Thursday, August 25, 2022

Baby Crying Resolutions

Your baby is crying at the top of her lungs, and you think she might be hungry. You take a deep breath and exhale. You note that your heart is racing, there's a pounding in your ears, and you're having desperate thoughts about what you can possibly do to make the screaming stop - you associate these thoughts and physical sensations with a concept you call "stress." Instead of succumbing to this concept and identifying with it ("This is me, I am stressed"), you let it be as one of many other passing objects of consciousness ("there is a temporary experience of stress"). You anchor yourself to the present moment by listening to your baby, and focus on the task before you. You calmly prepare her a bottle of milk, offer the nipple, and... she pushes it out with her tongue and begins to cry louder. She's not hungry. Now what do you do?

As parents are well aware, a baby's primary form of communication is crying. And some babies loooove to communicate. 😅 She wants something she doesn't have? Cry. She doesn't want something she currently has? Cry. She's happy and content with what she has? Um, sometimes still cry. The biggest initial hurdle to overcome is becoming overwhelmed when your baby cries, lest you forfeit the ability to make rational decisions in the heat of the moment. But as the above scenario illustrates, even if you can partially master your mind enough to stay calm in the midst of chaos, handling a crying baby is still a difficult matter of trial and error. Unfortunately, babies don't (as of this writing) come equipped with handy translation boxes to tell you why they're crying.

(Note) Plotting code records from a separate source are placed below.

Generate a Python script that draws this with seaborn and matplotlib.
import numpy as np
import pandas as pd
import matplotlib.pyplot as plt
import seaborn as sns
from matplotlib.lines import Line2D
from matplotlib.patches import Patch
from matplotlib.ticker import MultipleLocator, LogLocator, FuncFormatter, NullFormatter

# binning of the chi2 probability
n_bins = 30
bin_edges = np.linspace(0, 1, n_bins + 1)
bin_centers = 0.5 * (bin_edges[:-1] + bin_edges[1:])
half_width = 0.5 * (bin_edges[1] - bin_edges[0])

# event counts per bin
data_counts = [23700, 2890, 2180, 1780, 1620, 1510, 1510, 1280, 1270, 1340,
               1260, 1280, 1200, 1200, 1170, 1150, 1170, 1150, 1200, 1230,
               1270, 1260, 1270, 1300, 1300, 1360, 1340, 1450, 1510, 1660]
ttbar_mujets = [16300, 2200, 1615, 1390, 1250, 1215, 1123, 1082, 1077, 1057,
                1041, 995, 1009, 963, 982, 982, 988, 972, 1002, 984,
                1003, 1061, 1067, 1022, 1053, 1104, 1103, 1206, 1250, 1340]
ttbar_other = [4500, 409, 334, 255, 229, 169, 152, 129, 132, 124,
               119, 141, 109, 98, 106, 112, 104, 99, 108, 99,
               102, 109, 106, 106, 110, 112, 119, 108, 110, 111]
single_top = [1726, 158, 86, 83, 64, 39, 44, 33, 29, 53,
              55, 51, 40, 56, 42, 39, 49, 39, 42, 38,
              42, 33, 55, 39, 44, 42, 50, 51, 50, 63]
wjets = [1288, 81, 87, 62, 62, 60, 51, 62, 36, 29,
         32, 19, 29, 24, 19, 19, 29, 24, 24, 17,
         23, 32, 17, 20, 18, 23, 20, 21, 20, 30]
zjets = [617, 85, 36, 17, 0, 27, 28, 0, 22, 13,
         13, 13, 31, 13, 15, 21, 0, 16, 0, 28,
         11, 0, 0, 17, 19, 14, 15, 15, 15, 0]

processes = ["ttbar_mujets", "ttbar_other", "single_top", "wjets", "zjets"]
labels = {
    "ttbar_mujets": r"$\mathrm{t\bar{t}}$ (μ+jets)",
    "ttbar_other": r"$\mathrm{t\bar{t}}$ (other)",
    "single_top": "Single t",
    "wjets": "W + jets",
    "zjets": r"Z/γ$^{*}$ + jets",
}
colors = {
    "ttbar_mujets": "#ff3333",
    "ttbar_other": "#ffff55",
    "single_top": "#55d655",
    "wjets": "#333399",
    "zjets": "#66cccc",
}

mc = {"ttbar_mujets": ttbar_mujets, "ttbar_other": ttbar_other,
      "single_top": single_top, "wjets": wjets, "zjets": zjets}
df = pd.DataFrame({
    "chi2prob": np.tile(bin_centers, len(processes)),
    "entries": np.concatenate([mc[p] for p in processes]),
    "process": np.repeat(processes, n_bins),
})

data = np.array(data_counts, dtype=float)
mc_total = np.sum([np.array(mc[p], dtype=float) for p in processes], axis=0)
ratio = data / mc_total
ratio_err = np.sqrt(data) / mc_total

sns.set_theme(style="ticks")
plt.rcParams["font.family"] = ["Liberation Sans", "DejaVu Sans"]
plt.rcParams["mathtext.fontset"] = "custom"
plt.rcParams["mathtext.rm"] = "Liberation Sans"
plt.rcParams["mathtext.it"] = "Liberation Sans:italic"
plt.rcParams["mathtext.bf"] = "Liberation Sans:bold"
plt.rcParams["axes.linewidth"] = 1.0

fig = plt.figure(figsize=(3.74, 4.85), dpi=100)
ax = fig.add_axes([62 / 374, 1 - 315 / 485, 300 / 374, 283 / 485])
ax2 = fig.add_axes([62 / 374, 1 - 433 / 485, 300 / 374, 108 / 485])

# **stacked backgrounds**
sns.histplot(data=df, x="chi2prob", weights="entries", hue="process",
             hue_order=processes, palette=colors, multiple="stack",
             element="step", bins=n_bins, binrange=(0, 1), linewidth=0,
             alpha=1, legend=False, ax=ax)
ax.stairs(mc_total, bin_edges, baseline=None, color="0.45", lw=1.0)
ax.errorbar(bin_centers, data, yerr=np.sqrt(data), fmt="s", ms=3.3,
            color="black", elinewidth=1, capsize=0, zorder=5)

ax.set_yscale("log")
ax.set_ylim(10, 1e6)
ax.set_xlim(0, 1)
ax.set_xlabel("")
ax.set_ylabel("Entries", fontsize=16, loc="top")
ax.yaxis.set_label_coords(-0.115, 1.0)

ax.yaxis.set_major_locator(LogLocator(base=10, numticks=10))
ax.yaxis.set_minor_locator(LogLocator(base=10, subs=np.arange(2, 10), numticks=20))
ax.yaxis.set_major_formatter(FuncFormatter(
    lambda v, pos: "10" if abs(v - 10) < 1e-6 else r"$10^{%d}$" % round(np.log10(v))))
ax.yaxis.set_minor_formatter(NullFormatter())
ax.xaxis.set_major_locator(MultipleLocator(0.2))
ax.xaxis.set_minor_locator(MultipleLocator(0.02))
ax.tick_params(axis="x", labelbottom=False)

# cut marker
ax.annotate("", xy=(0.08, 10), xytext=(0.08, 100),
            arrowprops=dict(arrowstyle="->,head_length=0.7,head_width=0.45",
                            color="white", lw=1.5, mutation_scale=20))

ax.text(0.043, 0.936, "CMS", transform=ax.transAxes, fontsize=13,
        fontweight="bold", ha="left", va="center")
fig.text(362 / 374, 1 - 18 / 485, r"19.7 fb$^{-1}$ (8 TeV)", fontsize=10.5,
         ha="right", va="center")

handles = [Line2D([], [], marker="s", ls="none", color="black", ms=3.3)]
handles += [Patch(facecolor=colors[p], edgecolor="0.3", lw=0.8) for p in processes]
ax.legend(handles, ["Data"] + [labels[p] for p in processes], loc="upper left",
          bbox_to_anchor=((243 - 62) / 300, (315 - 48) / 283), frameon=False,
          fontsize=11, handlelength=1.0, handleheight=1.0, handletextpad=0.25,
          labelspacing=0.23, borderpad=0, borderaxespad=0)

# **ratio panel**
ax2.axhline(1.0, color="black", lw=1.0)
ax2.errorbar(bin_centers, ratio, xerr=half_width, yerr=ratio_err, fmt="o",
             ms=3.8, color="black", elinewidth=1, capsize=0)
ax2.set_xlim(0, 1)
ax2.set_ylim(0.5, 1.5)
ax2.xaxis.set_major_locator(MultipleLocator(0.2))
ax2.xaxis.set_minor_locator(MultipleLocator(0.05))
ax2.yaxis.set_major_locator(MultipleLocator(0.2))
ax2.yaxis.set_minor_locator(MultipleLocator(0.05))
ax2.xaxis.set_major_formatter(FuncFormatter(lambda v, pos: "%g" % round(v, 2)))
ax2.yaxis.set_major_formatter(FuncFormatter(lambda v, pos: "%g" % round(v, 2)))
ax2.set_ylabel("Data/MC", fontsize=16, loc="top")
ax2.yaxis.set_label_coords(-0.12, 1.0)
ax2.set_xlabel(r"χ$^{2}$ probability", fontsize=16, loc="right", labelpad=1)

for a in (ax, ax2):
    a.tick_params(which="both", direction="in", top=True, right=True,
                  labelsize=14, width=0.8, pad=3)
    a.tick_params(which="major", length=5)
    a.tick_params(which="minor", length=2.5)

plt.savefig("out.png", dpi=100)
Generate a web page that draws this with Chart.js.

One solution to this is having a checklist of possible crying reasons and subsequent actions to try, especially in the beginning before you've become a pro at spotting signs for each one. You start with the first one, do a quick test to see if it resolves the crying, and if it doesn't then move on to the next one. The details and order of steps to try here are a quintessential example of "each baby and family is unique," but the method itself could prove useful if your brain works like mine. Here's what I've used:

  1. Hungry? Try: seeing if she suckles on a pacifier, your finger, or a bottle nipple, then give bottle
  2. Hot or cold? Try: adding/removing blanket, rubbing her legs, turning on/off fan, setting thermostat
  3. Full/constipated/gassy? Try: burping, sitting upright, lightly messaging back and rubbing stomach, stair master with legs
  4. Diaper full? Try: changing it
  5. Lonely? Try: holding her on chest
  6. Uncomfortable/restless? Try: tummy time, carrying on her stomach and walking around, rocking in swing, or holding until falling asleep
  7. Sleepy? Try: putting down in crib, turning on the mobile, and giving her some time
  8. Teething? Try: giving frozen teether, giving frozen wash cloth
If you've come to the end of the list, either start back at the beginning, or consider that she just needs to cry it out a bit. Just let it be and experiment.